By the same logic I can also put a crappy emulator in a dll and make notepad load it via a hook. Linux on notepad.exe. should I make that into a HN post too?
Now that I mention it, I think someone already posted that on HN...
Any practical use cases come to mind? Could you actually interact from Excel cells with Linux userspace, e.g. running a cell's value through a bash script as if applying a formula?
It's focused on web tech as COM add-ins are a huge source of security and instability in Office apps.

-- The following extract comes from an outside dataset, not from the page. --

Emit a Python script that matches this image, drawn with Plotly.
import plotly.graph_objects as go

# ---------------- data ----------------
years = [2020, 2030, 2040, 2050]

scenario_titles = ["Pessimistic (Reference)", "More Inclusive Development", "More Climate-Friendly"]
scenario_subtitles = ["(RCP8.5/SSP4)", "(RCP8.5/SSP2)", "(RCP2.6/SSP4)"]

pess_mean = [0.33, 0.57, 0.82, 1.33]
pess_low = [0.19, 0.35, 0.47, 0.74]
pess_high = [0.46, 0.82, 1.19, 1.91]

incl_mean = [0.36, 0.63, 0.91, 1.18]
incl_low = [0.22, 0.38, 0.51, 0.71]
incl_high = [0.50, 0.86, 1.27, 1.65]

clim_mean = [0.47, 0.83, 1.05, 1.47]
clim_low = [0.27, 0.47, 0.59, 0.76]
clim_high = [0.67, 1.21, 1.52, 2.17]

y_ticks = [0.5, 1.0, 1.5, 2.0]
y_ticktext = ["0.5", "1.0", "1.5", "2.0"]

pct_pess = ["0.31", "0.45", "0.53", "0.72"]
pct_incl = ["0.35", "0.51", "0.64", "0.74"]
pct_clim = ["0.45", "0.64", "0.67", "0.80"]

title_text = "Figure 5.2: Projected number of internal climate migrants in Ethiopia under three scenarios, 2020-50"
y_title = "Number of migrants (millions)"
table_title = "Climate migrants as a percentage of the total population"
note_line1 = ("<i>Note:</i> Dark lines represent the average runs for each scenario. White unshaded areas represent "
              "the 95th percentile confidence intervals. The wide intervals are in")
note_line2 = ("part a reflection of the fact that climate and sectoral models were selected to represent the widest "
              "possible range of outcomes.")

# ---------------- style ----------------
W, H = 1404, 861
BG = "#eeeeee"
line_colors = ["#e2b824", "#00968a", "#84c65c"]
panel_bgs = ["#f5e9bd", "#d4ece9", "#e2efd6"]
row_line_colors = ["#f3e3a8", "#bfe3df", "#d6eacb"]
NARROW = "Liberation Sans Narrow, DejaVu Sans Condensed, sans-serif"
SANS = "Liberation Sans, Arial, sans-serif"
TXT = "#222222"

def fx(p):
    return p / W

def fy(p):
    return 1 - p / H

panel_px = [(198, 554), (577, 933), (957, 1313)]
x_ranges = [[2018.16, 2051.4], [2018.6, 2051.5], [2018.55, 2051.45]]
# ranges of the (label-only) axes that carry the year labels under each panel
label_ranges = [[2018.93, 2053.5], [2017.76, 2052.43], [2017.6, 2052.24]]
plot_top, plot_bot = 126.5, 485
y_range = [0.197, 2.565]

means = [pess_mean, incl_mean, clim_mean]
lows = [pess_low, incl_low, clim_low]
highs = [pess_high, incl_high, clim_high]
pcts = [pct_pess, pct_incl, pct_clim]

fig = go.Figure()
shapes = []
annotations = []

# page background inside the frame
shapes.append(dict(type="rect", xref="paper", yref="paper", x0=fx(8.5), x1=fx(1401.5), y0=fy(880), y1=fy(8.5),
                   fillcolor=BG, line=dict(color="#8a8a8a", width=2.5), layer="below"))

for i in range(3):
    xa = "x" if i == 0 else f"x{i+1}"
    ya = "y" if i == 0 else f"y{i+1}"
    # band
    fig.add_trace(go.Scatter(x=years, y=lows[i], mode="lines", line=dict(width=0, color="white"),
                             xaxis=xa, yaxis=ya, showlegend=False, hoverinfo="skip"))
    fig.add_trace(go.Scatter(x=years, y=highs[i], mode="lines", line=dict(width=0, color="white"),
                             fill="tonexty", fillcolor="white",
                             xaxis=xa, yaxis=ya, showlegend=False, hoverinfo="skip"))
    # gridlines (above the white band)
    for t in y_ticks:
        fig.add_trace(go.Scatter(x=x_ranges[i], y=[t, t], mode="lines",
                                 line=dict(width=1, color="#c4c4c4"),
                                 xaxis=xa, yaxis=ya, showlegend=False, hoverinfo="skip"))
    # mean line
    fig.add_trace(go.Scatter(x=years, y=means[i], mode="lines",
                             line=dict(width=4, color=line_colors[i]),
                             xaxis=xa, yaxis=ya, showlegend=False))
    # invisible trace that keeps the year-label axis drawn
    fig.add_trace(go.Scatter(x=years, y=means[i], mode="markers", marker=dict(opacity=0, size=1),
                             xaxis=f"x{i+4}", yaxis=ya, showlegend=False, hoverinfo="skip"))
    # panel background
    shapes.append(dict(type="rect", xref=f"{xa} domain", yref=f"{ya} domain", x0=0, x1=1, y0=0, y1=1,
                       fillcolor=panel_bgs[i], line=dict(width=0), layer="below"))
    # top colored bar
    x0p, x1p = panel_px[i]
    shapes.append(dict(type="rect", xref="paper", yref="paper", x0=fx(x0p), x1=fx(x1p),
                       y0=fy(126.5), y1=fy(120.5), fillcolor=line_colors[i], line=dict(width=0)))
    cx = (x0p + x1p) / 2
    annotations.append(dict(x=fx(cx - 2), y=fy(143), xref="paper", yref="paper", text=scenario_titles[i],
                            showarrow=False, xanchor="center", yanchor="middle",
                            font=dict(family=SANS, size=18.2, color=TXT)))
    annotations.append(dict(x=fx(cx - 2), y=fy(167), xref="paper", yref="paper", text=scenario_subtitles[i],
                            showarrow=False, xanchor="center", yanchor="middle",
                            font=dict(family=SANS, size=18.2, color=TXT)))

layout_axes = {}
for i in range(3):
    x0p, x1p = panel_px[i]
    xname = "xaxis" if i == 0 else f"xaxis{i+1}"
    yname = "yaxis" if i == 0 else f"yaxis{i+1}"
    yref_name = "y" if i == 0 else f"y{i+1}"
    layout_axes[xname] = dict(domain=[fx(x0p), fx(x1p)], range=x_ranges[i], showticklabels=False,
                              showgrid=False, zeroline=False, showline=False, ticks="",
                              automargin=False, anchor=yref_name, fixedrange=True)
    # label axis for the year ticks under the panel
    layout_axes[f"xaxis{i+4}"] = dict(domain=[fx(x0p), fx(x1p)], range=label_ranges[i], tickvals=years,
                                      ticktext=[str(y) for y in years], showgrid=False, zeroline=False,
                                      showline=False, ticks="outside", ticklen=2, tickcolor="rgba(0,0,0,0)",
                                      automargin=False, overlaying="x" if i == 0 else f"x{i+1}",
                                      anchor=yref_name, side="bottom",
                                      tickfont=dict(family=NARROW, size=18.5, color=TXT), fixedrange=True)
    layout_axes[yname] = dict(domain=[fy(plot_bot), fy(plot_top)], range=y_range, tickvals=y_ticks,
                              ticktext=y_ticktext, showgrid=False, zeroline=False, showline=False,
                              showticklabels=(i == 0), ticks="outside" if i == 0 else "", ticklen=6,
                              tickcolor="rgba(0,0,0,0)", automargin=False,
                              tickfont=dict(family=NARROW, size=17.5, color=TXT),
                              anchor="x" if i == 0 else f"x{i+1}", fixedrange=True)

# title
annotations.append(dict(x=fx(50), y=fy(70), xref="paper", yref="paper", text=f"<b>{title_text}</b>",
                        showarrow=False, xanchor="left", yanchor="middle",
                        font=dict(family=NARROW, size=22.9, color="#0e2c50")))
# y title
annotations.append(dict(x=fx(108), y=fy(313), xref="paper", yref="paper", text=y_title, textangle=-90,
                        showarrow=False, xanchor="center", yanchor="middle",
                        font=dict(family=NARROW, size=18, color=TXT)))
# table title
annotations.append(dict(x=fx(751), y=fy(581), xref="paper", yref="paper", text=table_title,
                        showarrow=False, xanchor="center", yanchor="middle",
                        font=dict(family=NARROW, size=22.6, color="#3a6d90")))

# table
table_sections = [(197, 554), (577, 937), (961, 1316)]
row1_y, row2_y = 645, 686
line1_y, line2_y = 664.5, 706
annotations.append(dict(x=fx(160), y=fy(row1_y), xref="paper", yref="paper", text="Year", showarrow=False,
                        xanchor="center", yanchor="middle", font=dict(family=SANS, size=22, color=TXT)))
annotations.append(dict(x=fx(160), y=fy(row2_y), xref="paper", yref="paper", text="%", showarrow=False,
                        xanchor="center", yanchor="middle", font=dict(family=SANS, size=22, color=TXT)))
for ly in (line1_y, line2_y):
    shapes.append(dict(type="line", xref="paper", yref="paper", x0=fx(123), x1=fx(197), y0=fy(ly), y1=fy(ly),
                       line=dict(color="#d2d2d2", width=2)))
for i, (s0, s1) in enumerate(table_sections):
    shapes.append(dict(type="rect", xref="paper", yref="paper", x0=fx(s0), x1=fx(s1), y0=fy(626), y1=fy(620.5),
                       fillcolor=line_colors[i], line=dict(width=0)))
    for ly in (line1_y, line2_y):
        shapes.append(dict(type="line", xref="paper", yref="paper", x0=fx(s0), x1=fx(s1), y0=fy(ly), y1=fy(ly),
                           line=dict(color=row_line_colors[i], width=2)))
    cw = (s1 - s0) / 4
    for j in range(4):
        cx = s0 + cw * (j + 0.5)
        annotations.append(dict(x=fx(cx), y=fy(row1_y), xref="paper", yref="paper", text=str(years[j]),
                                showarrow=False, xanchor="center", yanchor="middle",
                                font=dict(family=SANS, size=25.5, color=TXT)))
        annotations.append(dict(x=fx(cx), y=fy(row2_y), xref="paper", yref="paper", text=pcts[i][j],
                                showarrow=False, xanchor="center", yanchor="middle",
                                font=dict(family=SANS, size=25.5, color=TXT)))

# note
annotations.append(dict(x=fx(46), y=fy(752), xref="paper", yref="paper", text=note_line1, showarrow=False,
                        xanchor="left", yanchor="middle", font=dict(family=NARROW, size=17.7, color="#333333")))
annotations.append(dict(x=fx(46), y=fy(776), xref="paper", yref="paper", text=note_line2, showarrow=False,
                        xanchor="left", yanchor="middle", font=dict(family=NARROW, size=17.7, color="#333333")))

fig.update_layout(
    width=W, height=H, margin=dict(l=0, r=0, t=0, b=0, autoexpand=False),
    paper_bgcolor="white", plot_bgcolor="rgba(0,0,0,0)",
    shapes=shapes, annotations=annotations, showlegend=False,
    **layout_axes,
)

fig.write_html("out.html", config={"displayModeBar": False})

It's also more flexible for developers as they can modify the backend without having to update the client and the deployment model is significantly easier for admins.
Regarding COM, it wouldn't be that bad when using COM Servers.
However I do agree that although COM as idea is enticing, Microsoft keeps failing to deliver a productive way to use it, despite how much they keep focusing on it for Windows extensibility and API delivery since Vista.
Indeed, nowadays I feel myself a fool for having advocated for WinRT, it was one of the reasons why I returned back to Web and distributed systems, after spending four years back in Windows GUI development land.
And my advice now is for .NET devs, stay with Windows Forms or WPF, depending on which approach they favour.
For C++, I suggest the aging MFC if it has to be on the Visual Studio (still better out of the box experience than WinUI 3.0 for C++, and C++/WinRT is in maintenance anyway), but really Qt or C++ Builder are much better option.
On the other hand, if you can get it to work in the new O365 architecture using whatever JS API they're exposing now, you can call it "cloud-based" or maybe even "serverless".
Wouldn't help with cloud of course, but there's WINE for macOS, isn't there? Or does that version of Excel not allow loading binary libraries such that you could hand it a DLL if WINE translated it?
I just posted the ‘doom on a lightning adapter’ story, and saw this in submissions. I’ll have to tip my hat to the better bizarre ‘X on Y’ post. You win this time, radeeyate.